Early Thursday, there was an eruption of fighting in Bayda and then in the afternoon, Syrian troops backed by gunmen from nearby Alawite villages swept into the village, according to the Britain-based Syrian Observatory for Human Rights.

They torched homes and used knives, guns and blunt objects to kill people in the streets, the group said. It said it has documented the names of at least 50 dead in Bayda, but that dozens of villagers were still missing and the death toll could rise to as high as 100.

Syria's state news agency said late Thursday that the army conducted a raid in Bayda, killing several "terrorists" and seizing machine guns, automatic rifles and other weapons. The government refers to those trying to oust Assad as "terrorists."

Syrian troops were still in Bayda on Friday, conducting house to house searches, according to the Observatory's director, Rami Abdul Rahman. He added that phone and Internet service to the village was cut, making it impossible to verify the final death toll or pin down more details on what happened.

If confirmed, the bloodshed in Bayda would be the latest in a string of alleged mass killings in Syria's civil war. Last month, activists said government troops killed more than 100 people as they seized two rebel-held suburbs of Damascus.

The main Western-backed opposition group, the Syrian National Coalition, condemned what it called "a large-scale massacre in Bayda," and urged the international community to act to protect Syrian civilians.

"It is time for the world to intervene and put an end to the grievous crimes of the Assad regime," the Cairo-based group said in a statement.
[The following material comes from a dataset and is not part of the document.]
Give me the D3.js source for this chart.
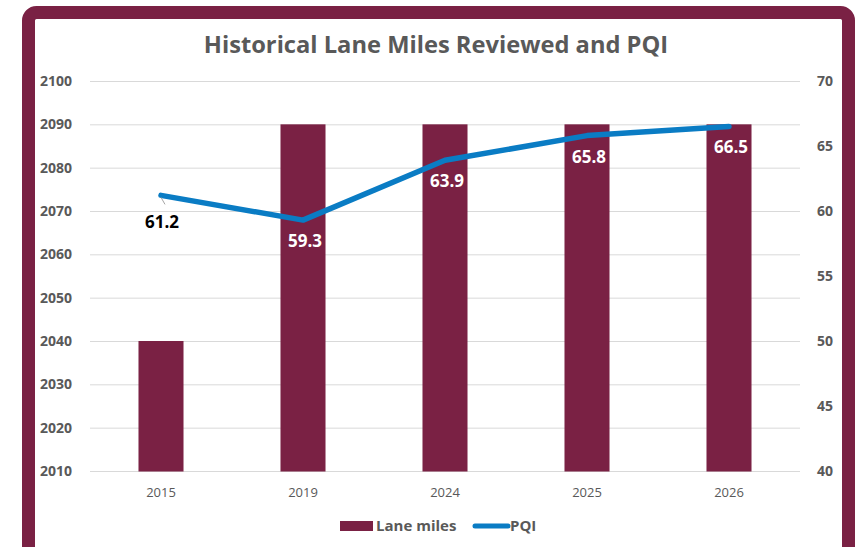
<!DOCTYPE html>
<html>
<head>
<meta charset="utf-8">
<title>Historical Lane Miles Reviewed and PQI</title>
<script src="https://cdnjs.cloudflare.com/ajax/libs/d3/7.8.5/d3.min.js"></script>
<style>
  body { margin: 0; background: #fff; }
  text { font-family: "Open Sans", "Noto Sans", sans-serif; }
</style>
</head>
<body>
<div id="chart"></div>
<script>
var years = ["2015", "2019", "2024", "2025", "2026"],
    laneMiles = [2040, 2090, 2090, 2090, 2090],
    pqi = [61.2, 59.3, 63.9, 65.8, 66.5],
    leftTicks = [2010, 2020, 2030, 2040, 2050, 2060, 2070, 2080, 2090, 2100],
    rightTicks = [40, 45, 50, 55, 60, 65, 70];

var width = 863, height = 547,
    maroon = "#7a2144",
    blue = "#0a7cc4",
    grey = "#595959",
    plot = { left: 90, right: 800, top: 81, bottom: 471 };

var svg = d3.select("#chart").append("svg")
    .attr("width", width)
    .attr("height", height);

// frame
svg.append("rect")
    .attr("x", 28.5).attr("y", 12.5)
    .attr("width", 820).attr("height", 545)
    .attr("rx", 8)
    .attr("fill", "#fff")
    .attr("stroke", maroon)
    .attr("stroke-width", 13);

svg.append("text")
    .attr("x", 436).attr("y", 53)
    .attr("text-anchor", "middle")
    .attr("font-size", 23.7).attr("font-weight", "bold")
    .attr("fill", grey)
    .text("Historical Lane Miles Reviewed and PQI");

var x = d3.scaleBand().domain(years).range([plot.left, plot.right]).paddingInner(0.683).paddingOuter(0.3415);
var yL = d3.scaleLinear().domain([2010, 2100]).range([plot.bottom, plot.top]);
var yR = d3.scaleLinear().domain([40, 70]).range([plot.bottom, plot.top]);

// gridlines
svg.append("g").selectAll("line").data(leftTicks).enter().append("line")
    .attr("x1", plot.left).attr("x2", plot.right)
    .attr("y1", function(d) { return yL(d) + 0.5; })
    .attr("y2", function(d) { return yL(d) + 0.5; })
    .attr("stroke", "#d9d9d9").attr("stroke-width", 1);

// left axis
var axL = svg.append("g")
    .attr("transform", "translate(" + (plot.left - 15) + ",0)")
    .call(d3.axisLeft(yL).tickValues(leftTicks).tickSize(0).tickFormat(d3.format("d")));
axL.select(".domain").remove();
axL.selectAll("text").attr("font-size", 14).attr("font-weight", "bold").attr("fill", grey)
    .style("font-family", "'Open Sans', sans-serif");

// right axis
var axR = svg.append("g")
    .attr("transform", "translate(" + (plot.right + 14) + ",0)")
    .call(d3.axisRight(yR).tickValues(rightTicks).tickSize(0));
axR.select(".domain").remove();
axR.selectAll("text").attr("font-size", 14).attr("font-weight", "bold").attr("fill", grey)
    .style("font-family", "'Open Sans', sans-serif");

// x axis
var axX = svg.append("g")
    .attr("transform", "translate(0," + (plot.bottom + 14) + ")")
    .call(d3.axisBottom(x).tickSize(0));
axX.select(".domain").remove();
axX.selectAll("text").attr("font-size", 13).attr("fill", grey)
    .style("font-family", "'Open Sans', sans-serif");

// bars
svg.append("g").selectAll("rect").data(laneMiles).enter().append("rect")
    .attr("x", function(d, i) { return x(years[i]); })
    .attr("width", x.bandwidth())
    .attr("y", function(d) { return yL(d); })
    .attr("height", function(d) { return plot.bottom + 0.5 - yL(d); })
    .attr("fill", maroon);

// PQI line
var cx = function(i) { return x(years[i]) + x.bandwidth() / 2; };
var line = d3.line()
    .x(function(d, i) { return cx(i); })
    .y(function(d) { return yR(d); });

svg.append("path")
    .datum(pqi)
    .attr("d", line)
    .attr("fill", "none")
    .attr("stroke", blue)
    .attr("stroke-width", 5.5)
    .attr("stroke-linecap", "round")
    .attr("stroke-linejoin", "round");

// leader line for first label
svg.append("line")
    .attr("x1", cx(0)).attr("y1", yR(pqi[0]) + 2)
    .attr("x2", cx(0) + 4).attr("y2", yR(pqi[0]) + 9)
    .attr("stroke", "#a6a6a6").attr("stroke-width", 1);

// data labels
svg.append("g").selectAll("text").data(pqi).enter().append("text")
    .attr("x", function(d, i) { return cx(i) + (i === 0 ? 1 : 2); })
    .attr("y", function(d, i) { return yR(d) + (i === 0 ? 27 : 21); })
    .attr("dy", "0.35em")
    .attr("text-anchor", "middle")
    .attr("font-size", 17).attr("font-weight", "bold")
    .attr("fill", function(d, i) { return i === 0 ? "#000" : "#fff"; })
    .text(function(d) { return d3.format(".1f")(d); });

// legend
var lg = svg.append("g");
lg.append("rect").attr("x", 340).attr("y", 521).attr("width", 33).attr("height", 10).attr("fill", maroon);
lg.append("text").attr("x", 376).attr("y", 526).attr("dy", "0.35em")
    .attr("font-size", 15).attr("font-weight", "bold").attr("fill", grey).text("Lane miles");
lg.append("line").attr("x1", 475).attr("x2", 508).attr("y1", 526).attr("y2", 526)
    .attr("stroke", blue).attr("stroke-width", 5).attr("stroke-linecap", "round");
lg.append("text").attr("x", 510).attr("y", 526).attr("dy", "0.35em")
    .attr("font-size", 15).attr("font-weight", "bold").attr("fill", grey).text("PQI");
</script>
</body>
</html>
While the U.S. and its European and Gulf allies have backed the opposition forces, they have been reluctant to provide the rebels fighting Assad's troops with weapons that could stand up to the regime's superior firepower. They fear the arms could end up in the hands of radical Islamic groups that in the past year have become the most effective fighting force on the opposition's side.

On Thursday, President Barack Obama said his administration was looking at every option to end the bloodshed in Syria. Speaking at a news conference in Mexico City, Obama said the administration was proceeding cautiously as it looked at options to ensure that what it does is helpful to the situation rather than making it more deadly or complex.

In Washington, U.S. Defense Secretary Chuck Hagel, became the first top American official to publicly acknowledge that the administration was rethinking its opposition to arming the Syrian rebels. Hagel said Thursday that "arming the rebels -- that's an option," but added that the administration was looking at all options.

The Syrian conflict, now in its third year, started with largely peaceful protests against Assad's rule in March 2011, but shifted into an armed insurgency as opposition supporters took up weapons to fight a harsh regime crackdown on dissent.

The conflict has devastated the country, killing more than 70,000 people, forcing more than 1 million Syrians to seek refuge in neighboring countries such as Jordan, Lebanon and Turkey and displacing millions more inside Syria.